I can’t leave my house without someone going out of their way to greet me. I can’t leave my house without being judged for what I’m wearing and how I look that day. If I don’t leave my house people speculate that I’m sick or something is wrong with me. If I am seen with a man he is automatically assumed that he is my beau. Little children scream random greetings at me from blocks away. Everyone wants their picture taken. Men are constantly telling me they’ve fallen in love with me at first sight and want to marry me. Literally lost count of the number of serious marriage proposals I’ve had in the last 5 months. Everything I do is interesting and worth watching, even if what I’m doing is a mundane task like washing my clothes or walking down the street. People stop and stare at me when I walk by them or worse yet, when they walk by my house and see me in the yard doing anything.
So yea, being a white person in Kenya (at least in rural Kenya, Nairobi and Mombasa aren’t too bad) makes you an automatic D-list celebrity. And let me just tell you, I take back ever wanting to be the least bit famous. I miss being able to take a walk and not get stared at. I miss being anonymous, average, not-worth-noticing and it is one of the things I most look forward to upon returning home.

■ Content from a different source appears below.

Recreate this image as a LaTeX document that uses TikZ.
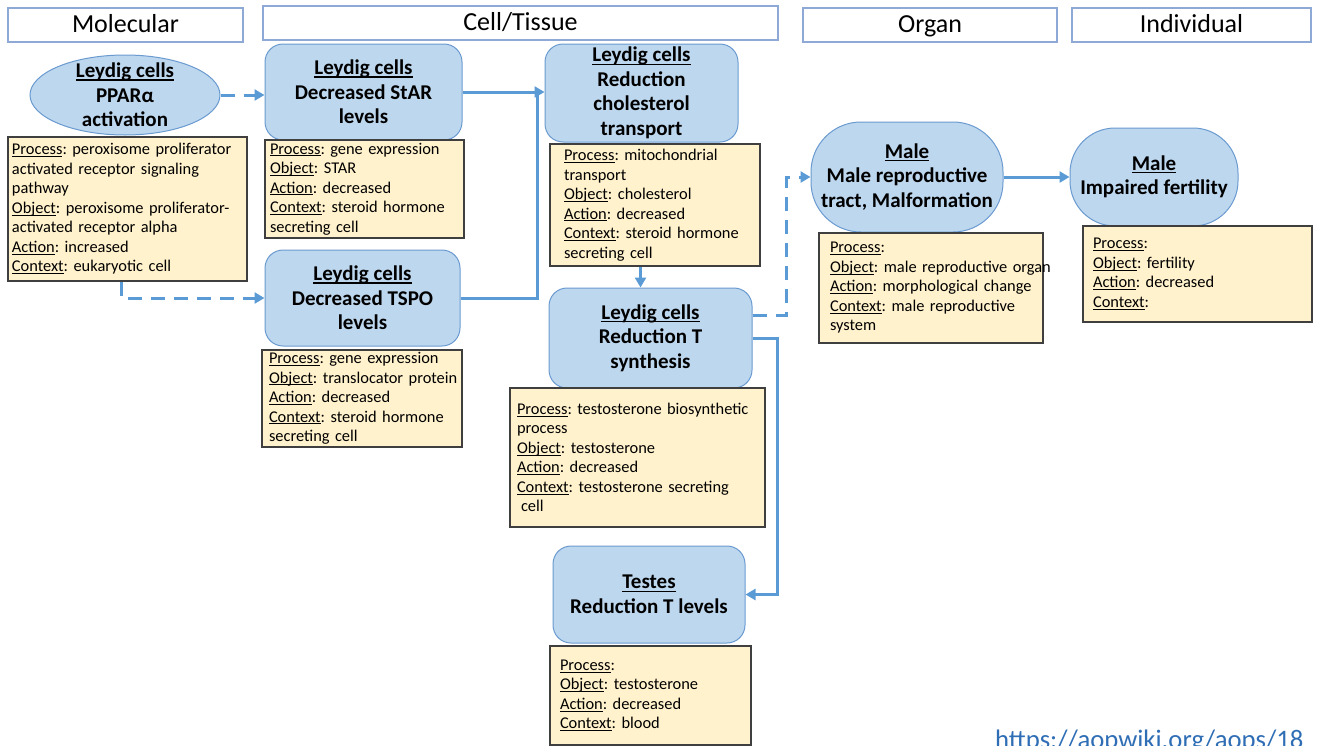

 On Peace Corps Being Like Dorm Life (or what I imagine it to be like since I never actually lived in a dorm...)

 
There was a fuel shortage in Kakamega (my town) about 6 weeks ago. Or course, this is when my propane tank, the only way I have of cooking food, ended up running out of fuel. So, yea, I ended up without a heat source for a little while. Then, I went to training and bought a pitcher that boils water using electricity. I considered this problem solved though the Kenyans think I’m insane. Little do they realize I have had a lot of experience hanging out with guys whose idea of ‘cooking’ is making ramen noodles. Do you have any idea how many things a person can do with ramen noodles? I'm relatively sure there is actually an entire cok book dedicated to ramen noodles, perhaps it is something I shoudl invest in... So, anyway, I eat variations of ramen noodles every single day. It's been 6-ish weeks and I've yet to get bored.
I also have a tiny refrigerator which makes the whole ‘no cooking’ thing easier since I can refrigerate fruits, vegetables, pasta salads and hard-boiled eggs (if you leave them sitting in hot water long enough they eventually hard “boil”). But, the tiny fridge means that it’s a constant struggle to fit everything in there. I jocky things around trying to decide what is most important to be cold that day… and then the electricity goes out and it doesn’t matter anyway because after a few hours everything is room temperature again. This leads to lots of “smell testing” to determine if things are going to kill me when I eat them. So far, so good.
I also feel like the miniscule amount of space I have here resembles dorm life. In reference to my story about my messy house, it would be a lot easier to keep the kids out of stuff if I had space to set things aside. As it is, my coffee table doubles as my work space which doubles as my kitchen table which doubles as my footrest  which doubles as my desk. The only thing I don’t do on my coffee table is sleep (mostly because there is no room, I don’t think my mattress is actually any more comfortable).
Anyway, all that adds up to me feeling like I’m living in a dorm sometimes. I am 25 years old but I feel like a college freshman all over again. Hell, I just ate cheese flavored Dorito-like chips for breakfast. Case and point.